The social thus opens up an idea of masculinity from only being violent and hegemonic to include other configurations of masculinity: in this case, a more social and agreeable form. But this configuration is not necessarily something that softens the propensity of a hero to engage in violence or aggression but rather it offers the hero a space to consider to consequences and purpose of his actions.
The issue of toxic representations of masculinity in action cinema by dominating others with their physicality and aggression is thus ameliorated by the emphasis of showcasing not only the hero’s social and personal relationships but also by the self-restraint and regulation of not enacting their dominance and aggression onto other characters. Consider Denzel Washington’s character in The Equalizer for a moment. The character is an ex-black ops agent who lives a quiet life working in a home repair despot whilst mourning the death of his wife. But he is forced to take down the Russian mob in the film because of his friendship with a young lady who was fatally injured by them. Or consider Liam Neeson’s character in Taken where the character is forced to take a human trafficking syndicate after his daughter was kidnapped by them.
This transition from being a hard-bodied hero to becoming an aging hero can also be clearly seen in the Fast and Furious series.
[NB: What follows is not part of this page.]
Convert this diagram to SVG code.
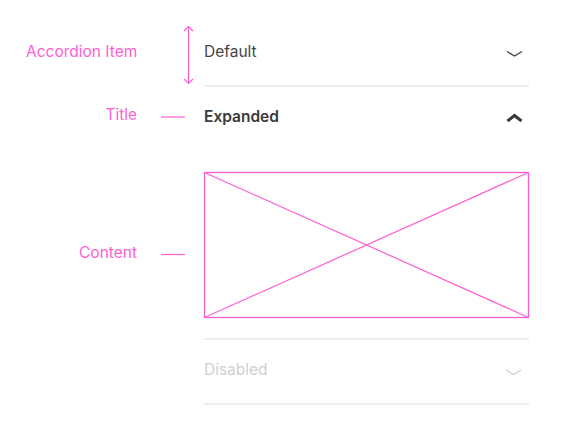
<svg xmlns="http://www.w3.org/2000/svg" width="565" height="424" viewBox="0 0 565 424">
<style>
.lbl{font-family:Inter,"Liberation Sans",sans-serif;font-size:15.5px;fill:#ff5fd2}
.pk{stroke:#ff5fd2;stroke-width:1.2;fill:none}
.t{font-family:Inter,"Liberation Sans",sans-serif;font-size:15.5px}
.div{stroke:#e8e8e8;stroke-width:1.5}
</style>
<rect width="565" height="424" fill="#fff"/>
<g id="annotations">
<text class="lbl" x="26" y="57">Accordion Item</text>
<text class="lbl" x="137" y="120" text-anchor="end">Title</text>
<text class="lbl" x="137" y="258" text-anchor="end">Content</text>
</g>
<g id="connectors">
<line class="pk" x1="188.5" y1="27" x2="188.5" y2="83"/>
<polyline class="pk" points="184,31 188.5,26.5 193,31"/>
<polyline class="pk" points="184,79 188.5,83.5 193,79"/>
<line class="pk" x1="161" y1="117" x2="185" y2="117"/>
<line class="pk" x1="161" y1="254.5" x2="185" y2="254.5"/>
</g>
<g id="item-default">
<text class="t" x="204" y="57" fill="#444">Default</text>
<polyline points="507,51.5 514.5,56 522,51.5" fill="none" stroke="#444" stroke-width="1.4"/>
<line class="div" x1="204" y1="86" x2="529" y2="86"/>
</g>
<g id="item-expanded">
<text class="t" x="204" y="122" fill="#3a3a3a" font-weight="600">Expanded</text>
<polyline points="507.5,121 514.5,115.5 521.5,121" fill="none" stroke="#3a3a3a" stroke-width="3" stroke-linejoin="miter"/>
</g>
<g id="content">
<rect x="204.5" y="172.5" width="324" height="145" fill="none" stroke="#ff5fd2" stroke-width="1.3"/>
<line class="pk" x1="204.5" y1="172.5" x2="528.5" y2="317.5"/>
<line class="pk" x1="204.5" y1="317.5" x2="528.5" y2="172.5"/>
</g>
<g id="item-disabled">
<line class="div" x1="204" y1="339" x2="529" y2="339"/>
<text class="t" x="204" y="375" fill="#cfcfcf">Disabled</text>
<polyline points="506,370 513.5,374.5 521,370" fill="none" stroke="#d0d0d0" stroke-width="1.3"/>
<line class="div" x1="204" y1="404" x2="529" y2="404"/>
</g>
</svg>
While many people might not remember that Vin Diesel’s character started off as an antagonist in the beginning of the series, it is the development of his character that shows an evolutionary shift from hard bodies to aging bodies. At the beginning of the series, the character is a hijacker and drag racer who embodies the heroic ideal of a rebel who lives by his own code. But by the end of the series, the character is not only married but bears the responsibility of being a father.
The lone hero has aged into a different conception of being an action hero. The post-millennial action hero, by growing older and becoming more mature as a man, is increasingly replacing the idea of heroism and heroes from a type of negative form of hegemonic masculinity to a more social and more inclusive form of masculinity. But even if ideas surrounding the figure of action heroes have somewhat changed over the years, and action heroes have somewhat aged over the years, the basic ingredients of the genre – and the possibilities that exist or have yet to be explored – allows the action film hero to continue on to save the world in varying situations.